====== Provided entries
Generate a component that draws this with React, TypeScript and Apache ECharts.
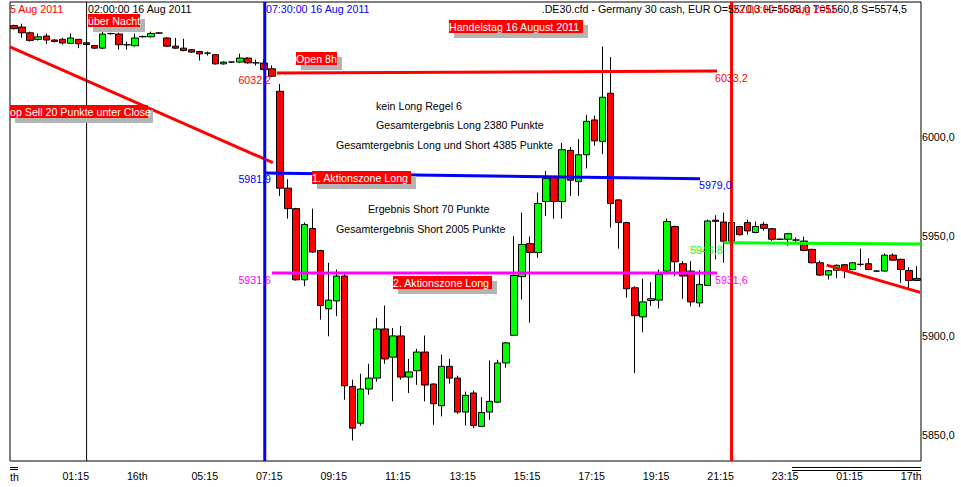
import React, { useEffect, useRef } from 'react';
import * as echarts from 'echarts';

// ---- data (15-minute candles, .DE30.cfd, 15/16/17 Aug 2011) ----
const opens = [
  6056.0, 6055.3, 6052.4, 6049.1, 6050.8, 6048.8, 6049.1, 6047.1, 6049.1, 6047.4,
  6046.0, 6044.7, 6052.0, 6051.8, 6046.4, 6045.9, 6050.6, 6050.4, 6052.3, 6049.8,
  6045.7, 6044.7, 6043.9, 6043.0, 6042.2, 6041.4, 6036.8, 6037.7, 6037.7, 6039.7,
  6037.3, 6037.2, 6034.3, 6023.0, 5974.3, 5964.0, 5928.2, 5954.0, 5942.9, 5913.6,
  5917.6, 5930.1, 5874.6, 5856.1, 5873.3, 5878.8, 5903.5, 5889.3, 5900.0, 5879.3,
  5882.5, 5891.9, 5875.8, 5864.9, 5884.7, 5878.8, 5861.7, 5871.3, 5854.5, 5861.7,
  5866.7, 5886.4, 5900.3, 5929.8, 5946.4, 5941.9, 5967.6, 5979.7, 5967.6, 5993.3,
  5977.6, 5991.1, 6008.6, 5997.8, 6022.0, 5968.4, 5957.0, 5924.2, 5909.6, 5917.8,
  5918.0, 5932.6, 5955.0, 5936.3, 5932.6, 5916.6, 5925.4, 5958.2, 5957.3, 5947.6,
  5955.0, 5957.0, 5952.0, 5956.1, 5953.9, 5948.6, 5948.6, 5948.2, 5947.7, 5943.5,
  5936.8, 5930.6, 5933.0, 5935.8, 5933.4, 5936.0, 5936.3, 5932.6, 5932.6, 5940.6,
  5938.5, 5932.9, 5928.9,
];
const closes = [
  6054.5, 6052.4, 6048.6, 6050.4, 6048.8, 6048.1, 6047.3, 6049.8, 6046.9, 6046.5,
  6044.7, 6051.8, 6052.0, 6046.4, 6046.4, 6049.8, 6050.4, 6052.1, 6052.3, 6045.7,
  6044.7, 6043.5, 6042.7, 6041.8, 6042.2, 6036.8, 6037.7, 6037.7, 6039.7, 6037.3,
  6037.3, 6033.9, 6030.6, 5974.3, 5964.0, 5928.2, 5956.0, 5942.2, 5915.3, 5918.0,
  5930.1, 5874.9, 5853.6, 5873.3, 5878.8, 5903.5, 5888.4, 5900.0, 5879.3, 5881.9,
  5891.9, 5875.3, 5865.9, 5884.7, 5878.8, 5861.7, 5870.1, 5855.0, 5861.5, 5867.1,
  5886.4, 5896.5, 5930.4, 5946.0, 5941.9, 5966.6, 5979.2, 5967.6, 5993.6, 5978.3,
  5991.1, 6007.9, 5998.1, 6020.0, 5966.6, 5957.0, 5923.7, 5910.2, 5917.1, 5918.7,
  5930.9, 5957.5, 5937.3, 5930.1, 5917.1, 5925.9, 5957.8, 5957.6, 5947.6, 5957.0,
  5950.9, 5952.8, 5955.0, 5954.1, 5948.6, 5948.6, 5951.4, 5948.2, 5943.0, 5936.8,
  5930.6, 5932.8, 5935.5, 5933.1, 5936.8, 5936.0, 5933.4, 5932.6, 5940.6, 5938.1,
  5933.4, 5927.9, 5927.9,
];
const lows = [
  6054.0, 6049.9, 6048.0, 6048.5, 6046.8, 6047.5, 6046.5, 6046.8, 6044.7, 6046.0,
  6044.2, 6044.2, 6051.5, 6043.9, 6043.9, 6045.5, 6050.0, 6050.0, 6051.8, 6045.3,
  6044.3, 6043.1, 6042.3, 6038.5, 6041.0, 6036.4, 6036.4, 6037.3, 6037.3, 6036.9,
  6036.0, 6033.5, 6030.2, 5970.4, 5959.0, 5927.8, 5925.0, 5941.8, 5908.2, 5899.8,
  5909.9, 5867.9, 5847.4, 5854.8, 5870.4, 5877.0, 5886.0, 5867.1, 5878.0, 5871.3,
  5875.4, 5867.1, 5855.3, 5859.5, 5876.0, 5860.8, 5855.0, 5853.6, 5854.1, 5857.8,
  5866.3, 5884.0, 5899.9, 5918.3, 5906.6, 5939.3, 5960.3, 5958.9, 5959.0, 5970.4,
  5970.4, 5984.2, 5995.6, 5991.4, 5954.5, 5943.9, 5919.2, 5881.3, 5901.8, 5915.0,
  5913.8, 5931.0, 5930.0, 5918.7, 5914.9, 5914.5, 5925.0, 5938.5, 5936.8, 5947.2,
  5950.5, 5951.0, 5951.6, 5953.0, 5947.8, 5948.2, 5945.4, 5947.0, 5942.6, 5936.4,
  5930.2, 5928.4, 5929.0, 5929.0, 5933.0, 5935.0, 5933.0, 5932.2, 5932.2, 5937.7,
  5926.7, 5924.0, 5927.5,
];
const highs = [
  6056.5, 6057.0, 6053.0, 6052.1, 6052.0, 6049.2, 6050.0, 6052.1, 6049.5, 6047.8,
  6046.4, 6053.5, 6052.5, 6052.5, 6048.0, 6052.0, 6051.0, 6053.0, 6052.8, 6050.2,
  6049.8, 6049.4, 6044.3, 6043.4, 6043.0, 6041.8, 6038.1, 6038.1, 6041.9, 6040.1,
  6039.0, 6039.0, 6036.0, 6026.7, 5978.8, 5964.4, 5957.0, 5964.0, 5943.3, 5936.8,
  5933.4, 5931.0, 5878.0, 5881.0, 5886.0, 5909.1, 5915.3, 5904.0, 5905.0, 5888.4,
  5893.5, 5900.2, 5876.2, 5890.6, 5888.4, 5880.0, 5872.0, 5872.5, 5869.2, 5887.7,
  5888.0, 5896.9, 5950.2, 5962.0, 5950.0, 5972.1, 5983.0, 5980.1, 5997.0, 5995.0,
  5999.0, 6011.1, 6010.8, 6045.5, 6040.2, 5968.8, 5957.4, 5925.0, 5928.8, 5927.0,
  5933.4, 5959.0, 5955.4, 5937.6, 5937.6, 5933.1, 5958.5, 5960.7, 5962.0, 5957.5,
  5955.4, 5958.5, 5957.5, 5957.3, 5954.3, 5949.0, 5951.8, 5949.5, 5949.9, 5943.9,
  5937.8, 5933.2, 5935.9, 5936.2, 5937.2, 5943.9, 5939.0, 5933.0, 5941.5, 5941.5,
  5938.9, 5934.5, 5935.1,
];

// time-axis tick labels (bar index -> text)
const tickIndex = [6, 14, 22, 30, 38, 46, 54, 62, 70, 78, 86, 94, 102, 110];
const tickText = ['01:15', '16th', '05:15', '07:15', '09:15', '11:15', '13:15', '15:15', '17:15', '19:15', '21:15', '23:15', '01:15', '17th'];

// price-axis ticks
const priceTicks = [5850, 5900, 5950, 6000];
const Y_MIN = 5837.1;
const Y_MAX = 6067.9;

// annotation lines: [barPosition, price] endpoints
const trendSellLine = [[-0.5, 6045.3], [32.1, 5987.1]];
const open8hLine = [[32.6, 6032.2], [87.2, 6033.2]];
const zone1Line = [[31.1, 5981.9], [85.1, 5979.0]];
const zone2Line = [[32.0, 5931.6], [87.2, 5931.6]];
const nightLine = [[88.0, 5946.8], [112.5, 5946.2]];
const lateTrendLine = [[100.8, 5935.6], [112.4, 5921.9]];
// vertical time markers (bar index)
const markerNight = 9; // 02:00:00 16 Aug 2011
const markerOpen = 31.1; // 07:30:00 16 Aug 2011
const markerClose = 89; // 22:00:00 16 Aug 2011

const FONT = 'Liberation Sans, Arial, sans-serif';
const FS = 10.67;

const cats = opens.map((_, i) => String(i));
const candleData = opens.map((o, i) => [o, closes[i], lows[i], highs[i]]);

function lineSeries(data: number[][], color: string, width: number, z = 5) {
  return {
    type: 'line',
    xAxisIndex: 1,
    yAxisIndex: 0,
    data,
    symbol: 'none',
    silent: true,
    clip: true,
    z,
    lineStyle: { color, width, cap: 'butt' },
  };
}

function vLine(pos: number, color: string, width: number) {
  return lineSeries([[pos, Y_MIN], [pos, Y_MAX]], color, width, 6);
}

function txt(text: string, x: number, y: number, fill: string, align = 'left') {
  return {
    type: 'text',
    x,
    y,
    z: 100,
    silent: true,
    style: { text, fill, fontSize: FS, fontFamily: FONT, verticalAlign: 'middle', align },
  };
}

function redLabel(text: string, x: number, y: number, w: number) {
  const h = 13;
  return {
    type: 'group',
    z: 90,
    silent: true,
    children: [
      { type: 'rect', shape: { x: x + 5, y: y + 5, width: w, height: h }, style: { fill: '#b4b4b4' }, z: 90 },
      { type: 'rect', shape: { x, y, width: w, height: h }, style: { fill: '#ff0000' }, z: 91 },
      {
        type: 'text', x, y: y + h / 2 + 0.5, z: 92,
        style: { text, fill: '#ffffff', fontSize: FS, fontFamily: FONT, verticalAlign: 'middle', align: 'left' },
      },
    ],
  };
}

export default function App() {
  const ref = useRef<HTMLDivElement>(null);
  useEffect(() => {
    if (!ref.current) return;
    const chart = echarts.init(ref.current, undefined, { renderer: 'svg' });
    const tickMap: Record<number, string> = {};
    tickIndex.forEach((idx, k) => { tickMap[idx] = tickText[k]; });

    chart.setOption({
      animation: false,
      backgroundColor: '#ffffff',
      grid: { left: 10, top: 2, width: 911, height: 459, show: true, borderColor: '#000', borderWidth: 1, backgroundColor: '#fff' },
      xAxis: [
        {
          type: 'category',
          data: cats,
          boundaryGap: true,
          axisLine: { show: false },
          axisTick: { show: false },
          splitLine: { show: false },
          axisLabel: {
            interval: (index: number) => tickMap[index] !== undefined,
            formatter: (_v: string, index: number) => tickMap[index] ?? '',
            align: 'left',
            margin: 9,
            color: '#000',
            fontSize: FS,
            fontFamily: FONT,
          },
        },
        { type: 'value', min: -0.5, max: 112.5, show: false },
      ],
      yAxis: {
        type: 'value',
        position: 'right',
        min: Y_MIN,
        max: Y_MAX,
        scale: true,
        splitLine: { show: false },
        axisLine: { show: false },
        axisTick: { show: false },
        axisLabel: {
          customValues: priceTicks,
          formatter: (v: number) => v.toFixed(1).replace('.', ','),
          margin: 1,
          color: '#000',
          fontSize: FS,
          fontFamily: FONT,
        },
      },
      series: [
        {
          type: 'candlestick',
          xAxisIndex: 0,
          yAxisIndex: 0,
          data: candleData,
          barWidth: 7,
          z: 2,
          silent: true,
          itemStyle: {
            color: '#00ff00',
            color0: '#ff0000',
            borderColor: '#000000',
            borderColor0: '#000000',
            borderColorDoji: '#000000',
            borderWidth: 1,
          },
        },
        lineSeries(trendSellLine, '#ff0000', 3),
        lineSeries(open8hLine, '#ff0000', 3),
        lineSeries(zone1Line, '#0000ff', 3),
        lineSeries(zone2Line, '#ff00ff', 3),
        lineSeries(nightLine, '#00ff00', 3),
        lineSeries(lateTrendLine, '#ff0000', 3),
        vLine(markerNight, '#000000', 1),
        vLine(markerOpen, '#0000ff', 3),
        vLine(markerClose, '#ff0000', 3),
      ],
      graphic: [
        // top captions
        txt('5 Aug 2011', 10, 8.5, '#ff0000'),
        txt('02:00:00 16 Aug 2011', 88, 8.5, '#000000'),
        txt('07:30:00 16 Aug 2011', 266, 8.5, '#0000ff'),
        txt('.DE30.cfd - Germany 30 cash, EUR O=5570,3 H=5583,0 T=5560,8 S=5574,5', 907, 8.5, '#000000', 'right'),
        txt('22:00:00 16 Aug 2011', 733, 8.5, '#ff0000'),
        // red labels
        redLabel('über Nacht', 88, 14, 52),
        redLabel('Open 8h', 296, 52, 41),
        redLabel('Handelstag 16 August 2011', 449, 20, 134),
        redLabel('op Sell 20 Punkte unter Close', 10, 105, 138),
        redLabel('1. Aktionszone Long', 312, 171, 99),
        redLabel('2. Aktionszone Long', 393, 276, 99),
        // notes
        txt('kein Long Regel 6', 376, 106, '#000000'),
        txt('Gesamtergebnis Long 2380 Punkte', 376, 125, '#000000'),
        txt('Gesamtergebnis Long und Short 4385 Punkte', 336, 145, '#000000'),
        txt('Ergebnis Short 70 Punkte', 368, 209, '#000000'),
        txt('Gesamtergebnis Short 2005 Punkte', 336, 229, '#000000'),
        // price labels
        txt('6032,2', 271, 80, '#ff0000', 'right'),
        txt('6033,2', 715, 78, '#ff0000'),
        txt('5981,9', 271, 179, '#0000ff', 'right'),
        txt('5979,0', 699, 185, '#0000ff'),
        txt('5931,6', 271, 280, '#ff00ff', 'right'),
        txt('5931,6', 715, 280, '#ff00ff'),
        txt('5946,8', 690, 249.5, '#00ff00'),
        // bottom separators and clipped label
        txt('th', 10, 477, '#000000'),
        { type: 'line', silent: true, shape: { x1: 10, y1: 467.5, x2: 18, y2: 467.5 }, style: { stroke: '#000', lineWidth: 1 } },
        { type: 'line', silent: true, shape: { x1: 10, y1: 469.5, x2: 18, y2: 469.5 }, style: { stroke: '#000', lineWidth: 1 } },
        { type: 'line', silent: true, shape: { x1: 792, y1: 467.5, x2: 921, y2: 467.5 }, style: { stroke: '#000', lineWidth: 1 } },
        { type: 'line', silent: true, shape: { x1: 792, y1: 470.5, x2: 921, y2: 470.5 }, style: { stroke: '#000', lineWidth: 1 } },
      ],
    });
    return () => chart.dispose();
  }, []);

  return (
    <div
      ref={ref}
      style={{ position: 'absolute', left: 0, top: 0, width: 961, height: 487, background: '#fff' }}
    />
  );
}
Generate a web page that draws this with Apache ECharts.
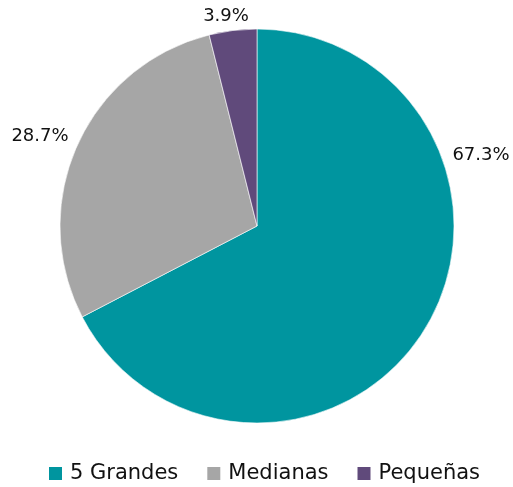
<!DOCTYPE html>
<html><head><meta charset="utf-8">
<script src="https://cdn.jsdelivr.net/npm/echarts@6/dist/echarts.min.js"></script>
<style>html,body{margin:0;padding:0;background:#fff}#c{width:513px;height:487px}</style>
</head><body><div id="c"></div>
<script>
const categories = ['5 Grandes', 'Medianas', 'Pequeñas'];
const values = [67.3, 28.7, 3.9];
const colors = ['#00959F', '#A6A6A6', '#604A7B'];
const labelPos = [[481, 155], [40, 136], [226, 16]];

const chart = echarts.init(document.getElementById('c'));
chart.setOption({
  animation: false,
  color: colors,
  legend: {
    top: 463, left: 47,
    itemWidth: 15, itemHeight: 15, itemGap: 27,
    icon: 'rect',
    padding: 0,
    textStyle: { fontFamily: 'DejaVu Sans', fontSize: 21, color: '#111', padding: [0, 0, 0, 2] },
    data: categories
  },
  series: [{
    type: 'pie',
    center: [257, 226],
    radius: [0, 197],
    startAngle: 90,
    clockwise: true,
    itemStyle: { borderColor: '#fff', borderWidth: 0.6 },
    label: {
      show: true, position: 'outside', overflow: 'none',
      formatter: p => p.value.toFixed(1) + '%',
      fontFamily: 'DejaVu Sans', fontSize: 18, color: '#111'
    },
    labelLine: { show: false },
    labelLayout: p => ({ x: labelPos[p.dataIndex][0], y: labelPos[p.dataIndex][1], align: 'center', verticalAlign: 'middle' }),
    data: categories.map((n, i) => ({ name: n, value: values[i] }))
  }]
});
</script></body></html>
============
The task: Copy nothing but the lines from the top of the data down to the line containing "import * as echarts from 'echarts';", and leave the pictures out.

Task output:
Generate a component that draws this with React, TypeScript and Apache ECharts.
import React, { useEffect, useRef } from 'react';
import * as echarts from 'echarts';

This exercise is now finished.